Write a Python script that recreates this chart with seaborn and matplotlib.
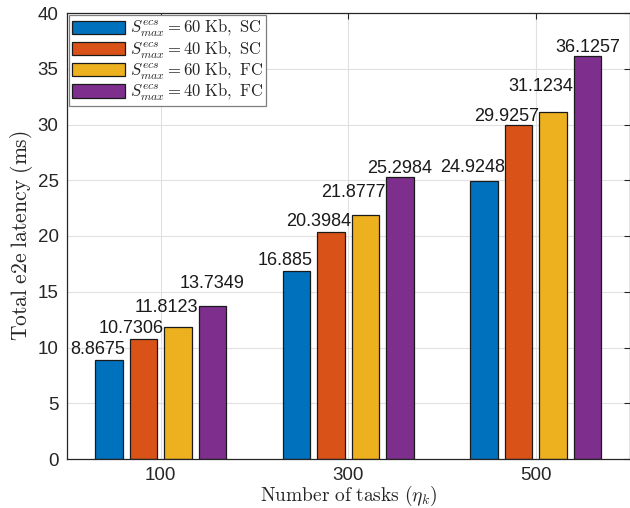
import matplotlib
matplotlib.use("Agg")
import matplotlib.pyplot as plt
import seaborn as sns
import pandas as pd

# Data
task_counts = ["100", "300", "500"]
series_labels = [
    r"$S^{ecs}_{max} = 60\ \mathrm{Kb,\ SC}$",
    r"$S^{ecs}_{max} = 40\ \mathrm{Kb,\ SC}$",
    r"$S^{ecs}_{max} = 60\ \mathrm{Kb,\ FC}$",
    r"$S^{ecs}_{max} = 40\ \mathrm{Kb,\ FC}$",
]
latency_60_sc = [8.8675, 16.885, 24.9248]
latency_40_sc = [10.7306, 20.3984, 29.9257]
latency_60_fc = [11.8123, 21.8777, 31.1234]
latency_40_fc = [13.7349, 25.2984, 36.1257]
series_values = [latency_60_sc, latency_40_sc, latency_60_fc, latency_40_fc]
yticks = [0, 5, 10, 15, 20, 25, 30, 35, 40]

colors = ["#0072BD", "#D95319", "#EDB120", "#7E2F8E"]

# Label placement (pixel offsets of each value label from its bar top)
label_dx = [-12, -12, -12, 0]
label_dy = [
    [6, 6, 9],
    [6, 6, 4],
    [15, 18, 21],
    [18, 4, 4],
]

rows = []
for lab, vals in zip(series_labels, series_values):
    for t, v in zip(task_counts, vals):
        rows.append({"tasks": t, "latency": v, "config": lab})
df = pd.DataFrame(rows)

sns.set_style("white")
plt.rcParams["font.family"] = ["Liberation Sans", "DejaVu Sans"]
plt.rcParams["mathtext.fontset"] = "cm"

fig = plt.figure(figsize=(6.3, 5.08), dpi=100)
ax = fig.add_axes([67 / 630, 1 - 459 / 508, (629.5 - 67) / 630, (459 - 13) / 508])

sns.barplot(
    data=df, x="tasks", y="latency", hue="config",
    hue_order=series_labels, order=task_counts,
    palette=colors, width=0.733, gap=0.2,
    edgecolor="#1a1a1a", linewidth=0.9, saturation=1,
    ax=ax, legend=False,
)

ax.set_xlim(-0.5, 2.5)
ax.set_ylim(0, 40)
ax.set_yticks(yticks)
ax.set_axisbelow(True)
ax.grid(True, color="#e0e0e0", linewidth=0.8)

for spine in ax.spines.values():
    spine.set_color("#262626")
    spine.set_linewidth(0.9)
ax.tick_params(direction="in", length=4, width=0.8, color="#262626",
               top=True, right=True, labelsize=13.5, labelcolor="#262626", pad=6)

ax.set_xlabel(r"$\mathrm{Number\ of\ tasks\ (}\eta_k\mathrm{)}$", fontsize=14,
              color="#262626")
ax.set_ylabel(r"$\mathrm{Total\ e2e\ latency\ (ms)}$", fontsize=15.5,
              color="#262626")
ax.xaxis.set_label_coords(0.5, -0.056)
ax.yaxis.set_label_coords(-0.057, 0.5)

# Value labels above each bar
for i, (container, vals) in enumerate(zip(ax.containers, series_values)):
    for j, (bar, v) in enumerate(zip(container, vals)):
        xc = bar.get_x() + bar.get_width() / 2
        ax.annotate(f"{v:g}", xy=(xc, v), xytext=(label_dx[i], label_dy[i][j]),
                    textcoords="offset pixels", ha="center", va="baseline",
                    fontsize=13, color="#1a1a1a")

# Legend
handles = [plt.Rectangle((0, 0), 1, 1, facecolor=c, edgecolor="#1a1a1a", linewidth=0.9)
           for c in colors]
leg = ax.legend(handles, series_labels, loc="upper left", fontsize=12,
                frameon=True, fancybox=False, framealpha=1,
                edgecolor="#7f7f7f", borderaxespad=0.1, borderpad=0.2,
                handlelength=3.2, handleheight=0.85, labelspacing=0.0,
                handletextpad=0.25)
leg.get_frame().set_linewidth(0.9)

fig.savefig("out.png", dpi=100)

————

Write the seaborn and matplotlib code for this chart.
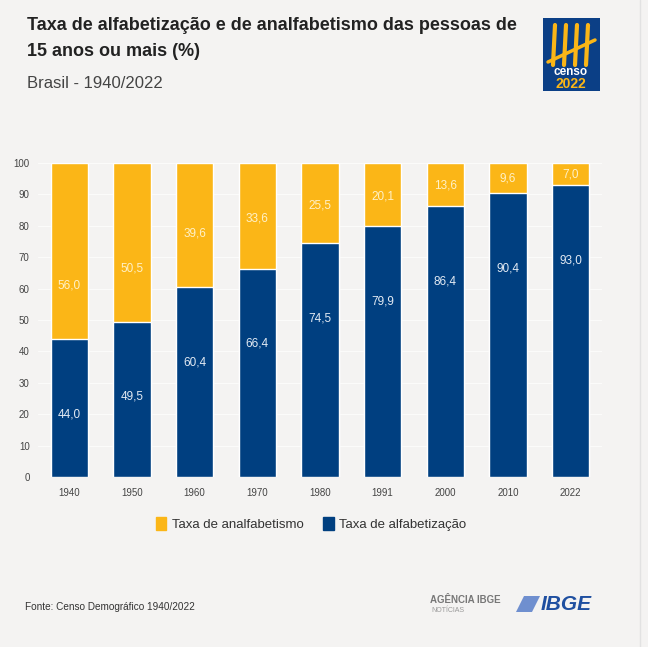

————

- DIRECTIONS: Leaving out all pictures, set down exactly the lines of the material above, from the line with "Write a Python" to the line with "import pandas as pd" inclusive, and no others.

- COMPLETE ANSWER:
Write a Python script that recreates this chart with seaborn and matplotlib.
import matplotlib
matplotlib.use("Agg")
import matplotlib.pyplot as plt
import seaborn as sns
import pandas as pd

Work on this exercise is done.